Is exercise the key to happiness? The movement-mood connection
Picture this: you are helping a friend move. You spend the day bending at the knees and picking up boxes and furniture. Stairs may be involved, and you are in utter disbelief by the amount of things your friend owns. By the end of the day, you have easily surpassed the 10,000-step mark, and you are exhausted.
Sounds awful, right? Yet, as you sit down to relax you start to notice how you feel. Your muscles, though tired, may feel lighter. The breeze blowing across your sweat glistened brow feels incredible, and you cannot help but notice a smile begin to stream across your face.
The mood boost you are experiencing is the result of your brain rewarding you for engaging in physical activity.
How exercise improves mental health
Numerous studies suggest that engaging in regular exercise or physical activity has profound effects on the brain. Exciting revelations about the relationship between the brain and body enforce the idea that movement improves mental health. People who move more report fewer depressive symptoms and less anxiety. In one study of health care professionals, those who participated in mindful movement programs ultimately reported less burnout.
If it has been awhile since your last workout, you may feel unmotivated to start. You may think there is no point when it takes so long to see results. Recent research suggests otherwise.
According to the Centers for Disease Control and Prevention (CDC), “even a single episode of physical activity provides temporary improvements in cognitive function and state anxiety.” A little goes a long way, and experts agree that any amount of movement is better than none.
However, there are guidelines for the recommended amount of physical activity the average adult needs per week. Adults should aim to partake in roughly 150-300 minutes of moderate-intensity exercise per week. This is equivalent to 2.5-5 hours per week.
This may sound like a lot, but ideally, you should spread out your activity over the course of the week. Better yet, perform short bouts of movement throughout the day to feel energized — all while reaping the benefits of staying physically active.
If you have doubts about whether you can fit movement into your day, start small. Ten minutes one day may lead to 15 minutes the next, and 30 minutes the day after that. Success builds upon success, and setting small, realistic goals is the best way reach the recommended level of activity.
Squeezing more movement into your day
Ready to start your active lifestyle? There are numerous ways to incorporate movement into your daily routine. Some approaches are more traditional, like walking, jogging or riding a bike.
Others allow you to get moving without it feeing like exercise. This can be things such as mowing the lawn or gardening, dancing in the comfort of your own home or power cleaning the space around you.

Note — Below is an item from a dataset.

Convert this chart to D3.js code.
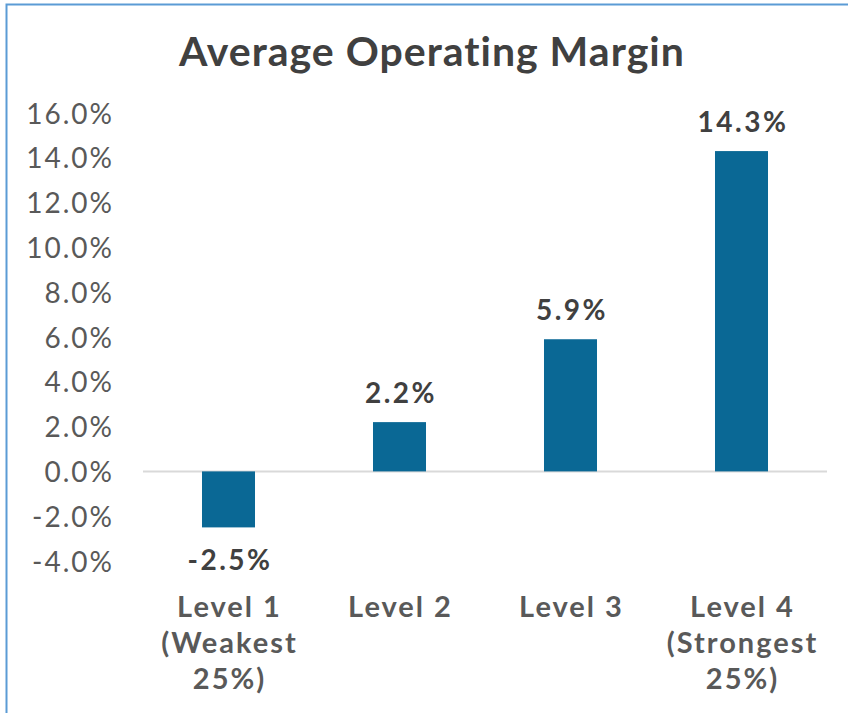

Lastly, there is a technique called meditative movement. This technique integrates the mind, body and breath to create awareness of physical sensations occurring throughout the body. Activities like qigong, tai chi and yoga are all forms of meditative movement. What is more: research shows this mindful approach reduces stress and alleviates anxiety!
Sometimes, when we do not feel like ourselves, the last thing we want to do is move. Yet, realizing that movement and physical activity have profound effects on our mood can be the first step to feeling like our normal self again.
Even a short period of movement can positively affect your mood. There are many ways to get moving, so simply take your pick! The choice is yours. Whatever way you choose to move, know that you are doing yourself a favor. So, start small. Start today. You got this.